• _Stated problem_:
Tally up the lines carrying the string "this" and respond with only the resulting number.

• _Rows_:
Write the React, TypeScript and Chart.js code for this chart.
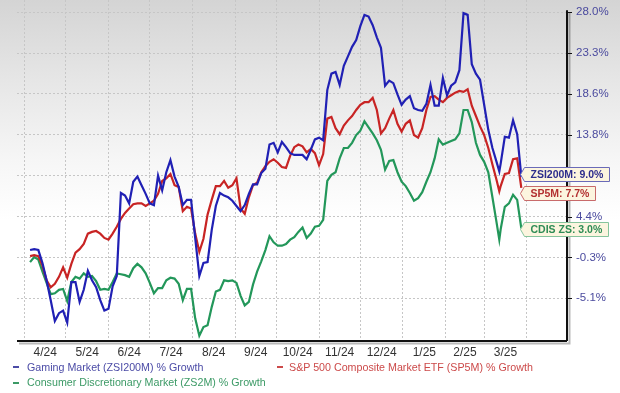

==

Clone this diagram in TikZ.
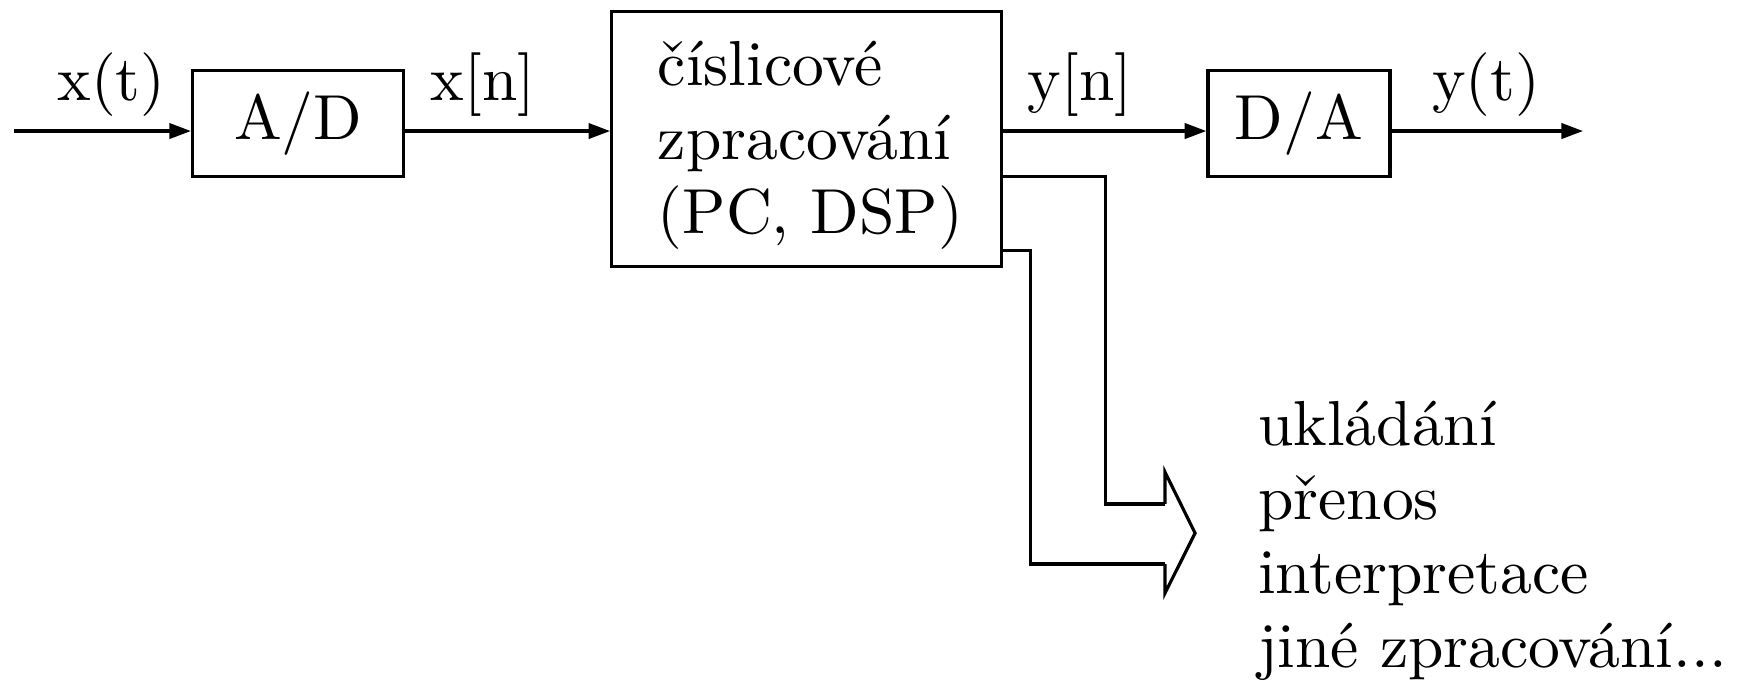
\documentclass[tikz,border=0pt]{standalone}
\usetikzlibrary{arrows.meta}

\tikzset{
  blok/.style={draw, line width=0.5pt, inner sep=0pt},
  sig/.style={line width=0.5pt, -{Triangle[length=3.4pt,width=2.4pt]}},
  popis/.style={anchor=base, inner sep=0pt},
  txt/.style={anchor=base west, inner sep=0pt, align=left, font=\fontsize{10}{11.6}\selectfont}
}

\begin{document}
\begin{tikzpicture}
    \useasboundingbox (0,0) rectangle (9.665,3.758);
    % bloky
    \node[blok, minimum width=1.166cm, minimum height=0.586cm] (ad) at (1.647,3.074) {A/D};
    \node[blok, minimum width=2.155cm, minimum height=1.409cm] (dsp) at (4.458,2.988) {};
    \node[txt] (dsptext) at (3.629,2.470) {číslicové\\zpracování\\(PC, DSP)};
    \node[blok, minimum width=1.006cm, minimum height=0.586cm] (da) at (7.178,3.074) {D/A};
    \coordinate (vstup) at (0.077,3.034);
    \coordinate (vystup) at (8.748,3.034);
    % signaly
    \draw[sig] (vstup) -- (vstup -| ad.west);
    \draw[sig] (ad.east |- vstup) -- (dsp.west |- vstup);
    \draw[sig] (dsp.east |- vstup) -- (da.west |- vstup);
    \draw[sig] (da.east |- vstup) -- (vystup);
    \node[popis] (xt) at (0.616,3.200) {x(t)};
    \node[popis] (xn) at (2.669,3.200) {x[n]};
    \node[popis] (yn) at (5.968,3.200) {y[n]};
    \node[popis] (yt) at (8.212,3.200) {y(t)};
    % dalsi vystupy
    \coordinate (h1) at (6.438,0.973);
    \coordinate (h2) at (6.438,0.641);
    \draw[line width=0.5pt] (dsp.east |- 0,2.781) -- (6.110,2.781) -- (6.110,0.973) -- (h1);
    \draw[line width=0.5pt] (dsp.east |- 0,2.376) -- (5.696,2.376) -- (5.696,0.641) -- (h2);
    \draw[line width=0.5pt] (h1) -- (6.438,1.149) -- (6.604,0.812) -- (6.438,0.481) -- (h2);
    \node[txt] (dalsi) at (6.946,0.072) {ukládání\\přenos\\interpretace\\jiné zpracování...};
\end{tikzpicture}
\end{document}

• _Full response_:
2